It was 1967 and the post-Super Bowl I media room had broken out into laughter.
Moments earlier, legendary Green Bay Packers head coach Vince Lombardi had said something rather patronizing to both the Chiefs and to an even greater extent, the entire American Football League.
"I think the Kansas City team is a real tough football team, but it doesn't compare with the National Football League teams.
"That's what you want me to say. I said it."
In those days, the Super Bowl worked a bit differently than it does today, 48 games later. The AFL and the NFL, as they would until 1970, still existed as two separate entities and the way it worked was that the two respective champions would face off in the Super Bowl.

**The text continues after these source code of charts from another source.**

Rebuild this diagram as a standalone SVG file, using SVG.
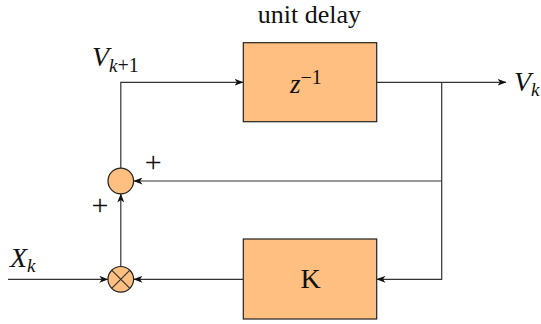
<svg xmlns="http://www.w3.org/2000/svg" width="541" height="324" viewBox="0 0 541 324">
<defs>
<style>
.blk{fill:#FFBF80;stroke:#222;stroke-width:1.2}
.con{fill:none;stroke:#333;stroke-width:1.2}
.t{font-family:"Liberation Serif","DejaVu Serif",serif;fill:#111}
.m{font-style:italic}
</style>
<marker id="ah" markerWidth="9" markerHeight="7" refX="8.5" refY="3.5" orient="auto" markerUnits="userSpaceOnUse">
<path d="M0,0 L9,3.5 L0,7 L2.5,3.5 z" fill="#111"/>
</marker>
</defs>
<rect width="541" height="324" fill="#fff"/>
<g id="connectors">
<path class="con" d="M120.8,168 V82.3 H243" marker-end="url(#ah)"/>
<path class="con" d="M376.7,82.3 H506" marker-end="url(#ah)"/>
<path class="con" d="M441.7,82.3 V279.3 H377" marker-end="url(#ah)"/>
<path class="con" d="M441.7,181 H134" marker-end="url(#ah)"/>
<path class="con" d="M8,279.3 H107.8" marker-end="url(#ah)"/>
<path class="con" d="M243,279.3 H134" marker-end="url(#ah)"/>
<path class="con" d="M120.8,266.3 V194" marker-end="url(#ah)"/>
</g>
<g id="delay">
<rect class="blk" x="243.3" y="42.7" width="133.4" height="79"/>
<text class="t m" x="290" y="93.3" font-size="27">z<tspan font-style="normal" font-size="20" dy="-9">−1</tspan></text>
</g>
<text class="t" x="309.5" y="22.7" font-size="26" text-anchor="middle">unit delay</text>
<g id="gain">
<rect class="blk" x="243.3" y="239" width="133.4" height="80"/>
<text class="t" x="310.5" y="288" font-size="28" text-anchor="middle">K</text>
</g>
<g id="sum">
<circle class="blk" cx="120.8" cy="181" r="12.8"/>
</g>
<g id="mult">
<circle class="blk" cx="120.8" cy="279.3" r="12.8"/>
<path class="con" d="M111.7,270.2 L129.9,288.4 M129.9,270.2 L111.7,288.4"/>
</g>
<g id="labels">
<text class="t m" x="92" y="66" font-size="28">V<tspan font-size="19" dy="5.5">k</tspan><tspan font-style="normal" font-size="20">+1</tspan></text>
<text class="t m" x="514" y="90.7" font-size="28">V<tspan font-size="19" dy="5.5">k</tspan></text>
<text class="t m" x="10" y="266.7" font-size="28">X<tspan font-size="19" dy="5">k</tspan></text>
<text class="t" x="153.3" y="171.5" font-size="30" text-anchor="middle">+</text>
<text class="t" x="100" y="214.8" font-size="30" text-anchor="middle">+</text>
</g>
</svg>
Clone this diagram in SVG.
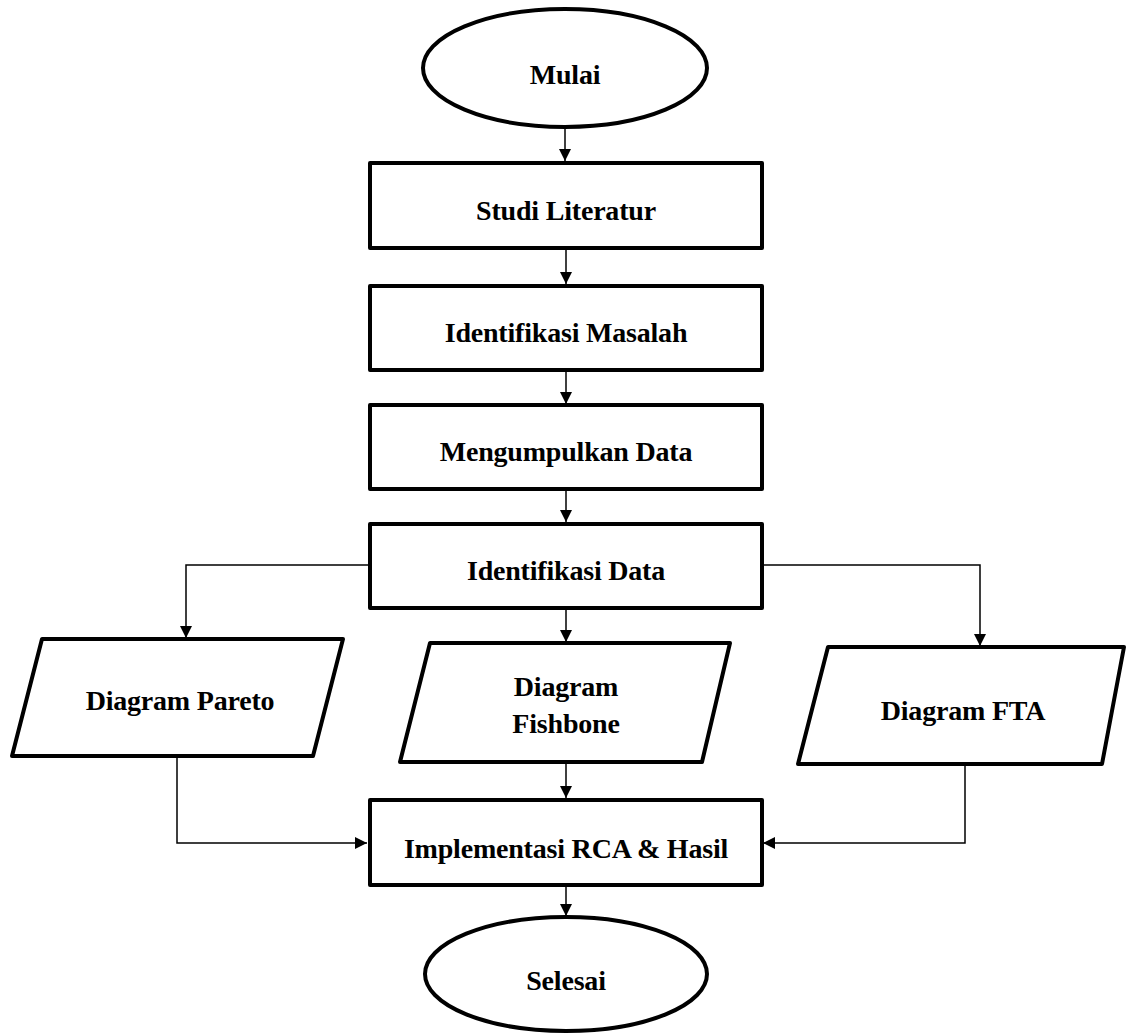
<svg xmlns="http://www.w3.org/2000/svg" width="1126" height="1034" viewBox="0 0 1126 1034">
<defs>
<style>
.shape{fill:#fff;stroke:#000;stroke-width:4;stroke-linejoin:round}
.conn{fill:none;stroke:#000;stroke-width:1.5}
text{font-family:"Liberation Serif","Times New Roman",serif;font-weight:bold;font-size:28px;letter-spacing:-0.2px;text-anchor:middle;fill:#000}
</style>
<marker id="arr" viewBox="0 0 12 12" refX="12" refY="6" markerWidth="12" markerHeight="12" markerUnits="userSpaceOnUse" orient="auto">
<path d="M0,0 L12,6 L0,12 Z" fill="#000"/>
</marker>
</defs>
<rect width="1126" height="1034" fill="#fff"/>
<g id="connectors">
<line class="conn" x1="565" y1="129" x2="565" y2="161" marker-end="url(#arr)"/>
<line class="conn" x1="566" y1="249" x2="566" y2="284" marker-end="url(#arr)"/>
<line class="conn" x1="566" y1="371" x2="566" y2="404" marker-end="url(#arr)"/>
<line class="conn" x1="566" y1="491" x2="566" y2="522" marker-end="url(#arr)"/>
<line class="conn" x1="566" y1="609" x2="566" y2="642" marker-end="url(#arr)"/>
<polyline class="conn" points="370,565 186,565 186,638" marker-end="url(#arr)"/>
<polyline class="conn" points="762,565 980,565 980,646" marker-end="url(#arr)"/>
<line class="conn" x1="566" y1="763" x2="566" y2="798" marker-end="url(#arr)"/>
<polyline class="conn" points="177,757 177,843 367,843" marker-end="url(#arr)"/>
<polyline class="conn" points="965,765 965,843 763,843" marker-end="url(#arr)"/>
<line class="conn" x1="566" y1="886" x2="566" y2="916" marker-end="url(#arr)"/>
</g>
<g id="mulai">
<ellipse class="shape" cx="565" cy="68" rx="142" ry="59"/>
<text x="565" y="84">Mulai</text>
</g>
<g id="studi-literatur">
<rect class="shape" x="370" y="163" width="392" height="85"/>
<text x="566" y="220">Studi Literatur</text>
</g>
<g id="identifikasi-masalah">
<rect class="shape" x="370" y="286" width="392" height="84"/>
<text x="566" y="342">Identifikasi Masalah</text>
</g>
<g id="mengumpulkan-data">
<rect class="shape" x="370" y="405" width="392" height="84"/>
<text x="566" y="461">Mengumpulkan Data</text>
</g>
<g id="identifikasi-data">
<rect class="shape" x="370" y="524" width="392" height="84"/>
<text x="566" y="580">Identifikasi Data</text>
</g>
<g id="diagram-pareto">
<polygon class="shape" points="42,639 343,639 313,756 12,756"/>
<text x="180" y="710">Diagram Pareto</text>
</g>
<g id="diagram-fishbone">
<polygon class="shape" points="430,643 730,643 702,762 400,762"/>
<text x="566" y="696">Diagram</text>
<text x="566" y="733">Fishbone</text>
</g>
<g id="diagram-fta">
<polygon class="shape" points="828,647 1124,647 1102,764 798,764"/>
<text x="963" y="720">Diagram FTA</text>
</g>
<g id="implementasi">
<rect class="shape" x="370" y="800" width="392" height="85"/>
<text x="566" y="858">Implementasi RCA &amp; Hasil</text>
</g>
<g id="selesai">
<ellipse class="shape" cx="566" cy="974" rx="141" ry="57"/>
<text x="566" y="990">Selesai</text>
</g>
</svg>
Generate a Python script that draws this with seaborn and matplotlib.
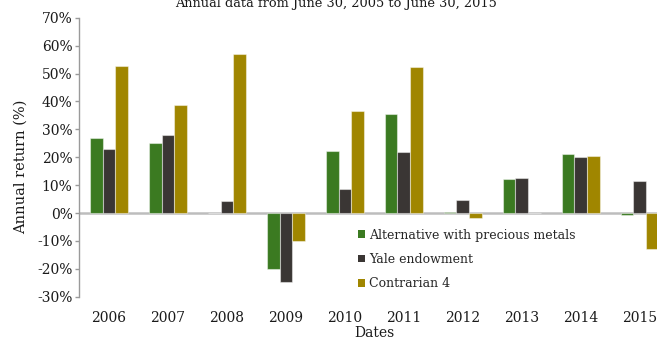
import matplotlib
matplotlib.use("Agg")
import matplotlib.pyplot as plt
import seaborn as sns
import pandas as pd
from matplotlib.patches import Patch
from matplotlib.ticker import FuncFormatter, MultipleLocator

years = ["2006", "2007", "2008", "2009", "2010", "2011", "2012", "2013", "2014", "2015"]
series_names = ["Alternative with precious metals", "Yale endowment", "Contrarian 4"]
alt_precious = [26.8, 25.1, 0.1, -19.9, 22.4, 35.4, 0.3, 12.1, 21.3, -0.6]
yale_endowment = [22.8, 28.0, 4.4, -24.7, 8.7, 21.9, 4.6, 12.5, 20.2, 11.4]
contrarian_4 = [52.7, 38.7, 57.1, -9.9, 36.7, 52.5, -1.8, 0.1, 20.3, -12.9]
colors = ["#3b7a21", "#3a3634", "#a08600"]

df = pd.DataFrame({
    "Dates": years * 3,
    "Series": [n for n in series_names for _ in years],
    "Return": alt_precious + yale_endowment + contrarian_4,
})

sns.set_theme(style="white")
plt.rcParams["font.family"] = ["DejaVu Serif"]
text_color = "#1a1a1a"

fig = plt.figure(figsize=(6.57, 3.40), dpi=100)
ax = fig.add_axes([0.121, 0.127, 0.898, 0.821])

sns.barplot(data=df, x="Dates", y="Return", hue="Series", order=years,
            hue_order=series_names, palette=colors, saturation=1, width=0.66,
            edgecolor=(1, 1, 1, 0.45), linewidth=0.8, legend=False, ax=ax)

ax.set_xlim(-0.5, 9.5)
ax.set_ylim(-30, 70)
ax.yaxis.set_major_locator(MultipleLocator(10))
ax.yaxis.set_major_formatter(FuncFormatter(lambda v, _: f"{v:.0f}%"))
ax.axhline(0, color="#bdbdbd", lw=1.8, zorder=0.5)

for side in ["top", "right", "bottom"]:
    ax.spines[side].set_visible(False)
ax.spines["left"].set_color("#9a9a9a")
ax.spines["left"].set_linewidth(1.0)

ax.tick_params(axis="y", left=True, length=3, width=1, color="#9a9a9a",
               labelsize=10, labelcolor=text_color, pad=2)
ax.tick_params(axis="x", bottom=False, labelsize=10, labelcolor=text_color, pad=4)

ax.set_xlabel("Dates", fontsize=10, color=text_color)
ax.xaxis.set_label_coords(0.5, -0.104)
ax.set_ylabel("Annual return (%)", fontsize=10.5, color=text_color)
ax.yaxis.set_label_coords(-0.0875, 0.467)

fig.text(0.511, 0.978, "Annual data from June 30, 2005 to June 30, 2015",
         ha="center", va="baseline", fontsize=9.3, color=text_color)

handles = [Patch(facecolor=c, edgecolor="none") for c in colors]
ax.legend(handles, series_names, loc="upper left", bbox_to_anchor=(0.463, 0.262),
          frameon=False, fontsize=9, handlelength=0.6, handleheight=0.6,
          handletextpad=0.3, labelspacing=0.9, borderaxespad=0)

fig.savefig("out.png", dpi=100)
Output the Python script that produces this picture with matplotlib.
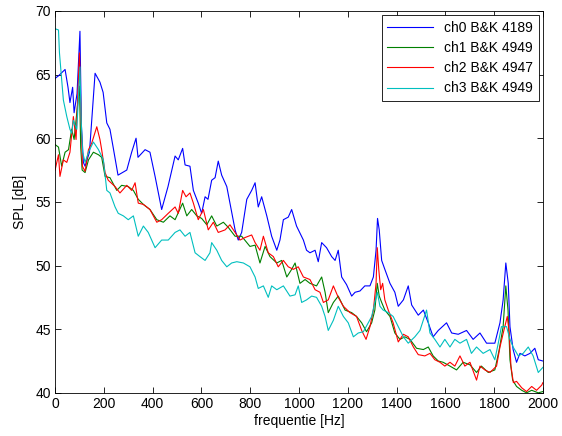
import numpy as np
import matplotlib
matplotlib.use("Agg")
import matplotlib.pyplot as plt

# (frequency in Hz, level in dB)
f_ch0 = [0, 14, 41, 53, 61, 72, 78, 90, 102, 108, 116, 123, 141, 164, 184, 197, 212, 225, 238,
         258, 294, 314, 332, 340, 369, 389, 410, 437, 463, 492, 505, 523, 533, 553, 567, 587,
         601, 615, 627, 642, 656, 669, 683, 704, 717, 738, 751, 765, 786, 806, 820, 833, 847,
         868, 888, 909, 922, 936, 956, 970, 990, 1018, 1031, 1045, 1066, 1079, 1093, 1113,
         1134, 1148, 1161, 1175, 1195, 1216, 1230, 1250, 1270, 1291, 1305, 1316, 1322, 1329,
         1339, 1352, 1373, 1393, 1407, 1428, 1448, 1462, 1489, 1510, 1530, 1550, 1571, 1605,
         1626, 1653, 1687, 1714, 1742, 1769, 1803, 1824, 1837, 1848, 1858, 1865, 1878, 1892,
         1906, 1926, 1947, 1967, 1981, 2000]
spl_ch0 = [64.7, 64.9, 65.4, 64.0, 62.8, 64.0, 62.0, 63.5, 68.4, 61.0, 58.1, 57.8, 58.9, 65.1,
           64.4, 63.6, 61.2, 60.7, 59.3, 57.1, 57.5, 58.9, 60.0, 58.5, 59.1, 58.9, 57.0, 54.4,
           56.2, 58.6, 58.3, 59.2, 57.9, 57.8, 55.9, 54.9, 54.1, 55.4, 55.2, 56.7, 56.9, 58.2,
           57.1, 56.2, 54.9, 52.8, 52.0, 52.6, 55.2, 55.9, 56.5, 54.6, 55.4, 53.9, 52.3, 51.2,
           52.0, 53.6, 53.8, 54.4, 53.1, 52.0, 51.2, 51.0, 51.2, 50.3, 51.8, 51.4, 50.7, 50.4,
           51.2, 49.1, 48.5, 47.6, 47.9, 48.0, 48.4, 48.4, 49.1, 51.2, 53.7, 52.8, 50.4, 49.7,
           48.6, 47.9, 46.8, 47.3, 48.4, 46.9, 46.1, 46.5, 45.5, 44.4, 44.9, 45.5, 44.7, 44.6,
           44.9, 44.2, 44.7, 43.9, 43.9, 45.5, 47.3, 50.2, 48.6, 45.2, 43.4, 42.4, 43.1, 42.9,
           43.1, 43.5, 42.6, 42.5]

f_ch1 = [0, 14, 27, 41, 55, 68, 78, 89, 100, 105, 111, 123, 137, 157, 178, 191, 205, 225, 253,
         273, 300, 321, 341, 362, 389, 417, 444, 471, 492, 523, 540, 560, 581, 601, 622, 642,
         663, 690, 710, 738, 765, 799, 820, 840, 861, 881, 909, 929, 950, 970, 984, 1004, 1025,
         1045, 1072, 1093, 1107, 1120, 1141, 1161, 1189, 1216, 1236, 1257, 1277, 1298, 1311,
         1321, 1329, 1339, 1352, 1373, 1393, 1414, 1434, 1455, 1482, 1510, 1530, 1550, 1571,
         1591, 1619, 1646, 1673, 1701, 1728, 1748, 1776, 1803, 1821, 1837, 1848, 1857, 1865,
         1876, 1892, 1913, 1933, 1954, 1981, 2000]
spl_ch1 = [59.5, 59.3, 57.8, 58.9, 59.1, 60.7, 59.9, 62.0, 64.1, 59.3, 57.5, 57.3, 58.3, 58.9,
           58.7, 58.5, 57.0, 56.9, 55.9, 56.3, 56.2, 55.9, 55.2, 54.8, 54.4, 53.6, 53.4, 53.9,
           53.6, 54.9, 53.9, 54.4, 53.9, 53.7, 53.2, 53.9, 53.1, 53.4, 53.0, 52.3, 52.3, 51.5,
           51.6, 50.2, 51.5, 50.7, 50.2, 50.4, 49.1, 49.7, 50.2, 48.6, 48.9, 48.6, 48.4, 49.1,
           47.9, 46.3, 47.1, 47.6, 46.5, 46.3, 46.0, 45.5, 44.8, 45.5, 46.5, 48.6, 47.6, 47.1,
           46.5, 46.0, 44.7, 44.2, 44.4, 44.2, 43.5, 43.4, 43.6, 42.9, 42.5, 42.4, 42.1, 41.8,
           42.4, 42.2, 41.6, 42.1, 41.6, 41.8, 43.4, 45.2, 48.4, 46.5, 42.6, 41.0, 40.5, 40.2,
           40.0, 40.2, 40.0, 40.1]

f_ch2 = [0, 14, 20, 34, 48, 61, 75, 86, 100, 105, 112, 123, 137, 150, 171, 184, 191, 205, 218,
         246, 266, 294, 314, 328, 341, 362, 389, 417, 437, 464, 492, 505, 523, 537, 553, 567,
         587, 608, 628, 649, 669, 697, 717, 738, 758, 779, 806, 820, 840, 854, 874, 895, 915,
         936, 956, 977, 997, 1018, 1045, 1066, 1086, 1100, 1120, 1141, 1161, 1182, 1209, 1236,
         1257, 1275, 1291, 1305, 1316, 1321, 1327, 1335, 1343, 1352, 1366, 1386, 1407, 1428,
         1448, 1469, 1489, 1516, 1537, 1557, 1578, 1598, 1619, 1639, 1660, 1680, 1701, 1728,
         1742, 1762, 1783, 1810, 1824, 1840, 1854, 1862, 1869, 1879, 1892, 1913, 1933, 1954,
         1974, 1995, 2000]
spl_ch2 = [57.5, 58.7, 57.0, 58.3, 58.1, 58.9, 61.7, 59.9, 66.7, 62.8, 57.8, 57.4, 59.1, 59.6,
           60.9, 59.9, 59.1, 57.3, 56.7, 56.2, 55.7, 56.3, 55.9, 56.5, 54.9, 54.8, 54.4, 53.4,
           53.6, 54.1, 54.6, 54.1, 55.9, 55.4, 55.7, 54.9, 53.6, 54.4, 52.8, 53.4, 52.6, 52.8,
           53.2, 52.6, 52.0, 52.2, 52.4, 51.8, 51.2, 52.3, 51.0, 50.7, 49.9, 50.4, 49.9, 49.7,
           49.9, 49.1, 48.9, 48.1, 47.9, 47.1, 47.3, 48.4, 47.5, 46.8, 46.3, 46.0, 44.9, 44.2,
           45.2, 46.5, 48.6, 51.4, 49.7, 48.1, 48.6, 47.3, 46.5, 45.5, 44.0, 44.6, 44.4, 43.6,
           43.0, 42.9, 43.1, 42.6, 42.4, 42.1, 42.4, 42.1, 42.9, 42.1, 42.4, 41.0, 42.1, 41.8,
           41.6, 42.1, 43.6, 44.9, 46.0, 44.7, 42.1, 40.8, 40.9, 40.4, 40.1, 40.5, 40.2, 40.6,
           40.8]

f_ch3 = [0, 14, 18, 27, 34, 48, 61, 68, 75, 89, 102, 107, 113, 123, 137, 157, 178, 198, 212,
         225, 246, 259, 280, 300, 321, 341, 362, 382, 410, 437, 464, 492, 512, 533, 553, 574,
         594, 615, 635, 642, 663, 683, 704, 724, 745, 772, 799, 820, 833, 854, 874, 888, 909,
         936, 963, 984, 997, 1011, 1031, 1052, 1072, 1093, 1107, 1120, 1141, 1161, 1182, 1202,
         1223, 1243, 1264, 1284, 1298, 1311, 1321, 1332, 1345, 1366, 1386, 1407, 1428, 1448,
         1475, 1496, 1523, 1537, 1557, 1578, 1598, 1619, 1639, 1660, 1687, 1707, 1728, 1755,
         1783, 1803, 1817, 1830, 1851, 1865, 1878, 1899, 1919, 1940, 1960, 1981, 2000]
spl_ch3 = [68.6, 68.5, 66.7, 64.6, 63.0, 61.7, 60.7, 60.4, 61.4, 60.7, 65.6, 61.4, 58.9, 58.1,
           58.9, 59.7, 59.1, 58.3, 55.9, 55.7, 54.6, 54.1, 53.9, 53.6, 53.9, 52.3, 53.1, 52.6,
           51.4, 52.0, 52.0, 52.6, 52.8, 52.3, 52.6, 51.0, 50.7, 50.4, 51.0, 51.8, 51.2, 50.4,
           49.9, 50.2, 50.3, 50.2, 49.9, 49.1, 48.2, 48.4, 47.5, 48.4, 48.1, 48.4, 47.6, 47.7,
           48.4, 47.1, 47.3, 47.6, 47.5, 46.8, 46.0, 44.9, 45.7, 46.8, 46.0, 45.5, 44.4, 44.7,
           44.8, 45.5, 46.0, 47.1, 47.9, 46.8, 46.5, 46.3, 46.0, 45.2, 44.4, 43.9, 44.4, 44.9,
           46.5, 44.7, 44.2, 43.6, 44.2, 43.6, 44.2, 43.9, 44.2, 43.1, 43.6, 43.1, 43.4, 42.6,
           43.9, 45.2, 45.2, 44.2, 43.6, 42.9, 43.1, 43.6, 42.9, 41.6, 42.0]

labels = ["ch0 B&K 4189", "ch1 B&K 4949", "ch2 B&K 4947", "ch3 B&K 4949"]
colors = ["#0000ff", "#008000", "#ff0000", "#00bfbf"]

plt.rcParams["font.family"] = ["Liberation Sans", "DejaVu Sans"]
plt.rcParams["font.size"] = 10

fig = plt.figure(figsize=(5.62, 4.36), dpi=100)
ax = fig.add_axes([0.098, 0.099, 0.868, 0.876])

series = [(f_ch0, spl_ch0), (f_ch1, spl_ch1), (f_ch2, spl_ch2), (f_ch3, spl_ch3)]
for (f, s), lab, c in zip(series, labels, colors):
    ax.plot(f, s, color=c, lw=0.8, label=lab)

ax.set_xlim(0, 2000)
ax.set_ylim(40, 70)
ax.set_xticks(np.arange(0, 2001, 200))
ax.set_yticks(np.arange(40, 71, 5))
ax.tick_params(direction="in", top=True, right=True, length=4, width=0.6, pad=3)
for sp in ax.spines.values():
    sp.set_linewidth(0.6)

ax.set_xlabel("frequentie [Hz]", labelpad=2)
ax.set_ylabel("SPL [dB]", labelpad=6)

leg = ax.legend(loc="upper right", fancybox=False, edgecolor="black", framealpha=1,
                handlelength=3.3, borderaxespad=0.3, labelspacing=0.45, fontsize=10)
leg.get_frame().set_linewidth(0.6)

fig.savefig("out.png", dpi=100)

Therefore, Super Bowl I featured the AFL champion Kansas City Chiefs and NFL champion Green Bay Packers, and because this was the first time representatives of the two leagues were competing to crown one single champion, whether or not the AFL teams could play with what was considered the premiere American football league in the NFL was still very much up for debate.
Highlights from Super Bowl I featuring the Packers vs. Chiefs.
"In the media and amongst most fans, there was a general belief that the AFL was inferior in terms of the coaching, the quality of the quarterbacks and the level of competition," Michael MacCambridge, the author of "America's Game," said.
Super Bowl I meant more than any game in history for the Green Bay Packers and Kansas City Chiefs because the pride of each league was on the line.
"Everything around Super Bowl I was so hyped," former Kansas City Star journalist Joe Posnanski explained. "Basically everybody was telling the Green Bay Packers, 'You don't win this game in a blowout, it says something about you.'"
To the National Football League's dismay, the first half of Super Bowl I was very competitive. Despite outgaining the Packers 189 yards to 179, the Chiefs trailed 14-10, but they were in the game. David's potential to take down Goliath seemed possible—the threat of the upset was real.
"There was a sense of the great Green Bay Packers, who had built this true dynasty, suddenly it all collapsing," Posnanski added.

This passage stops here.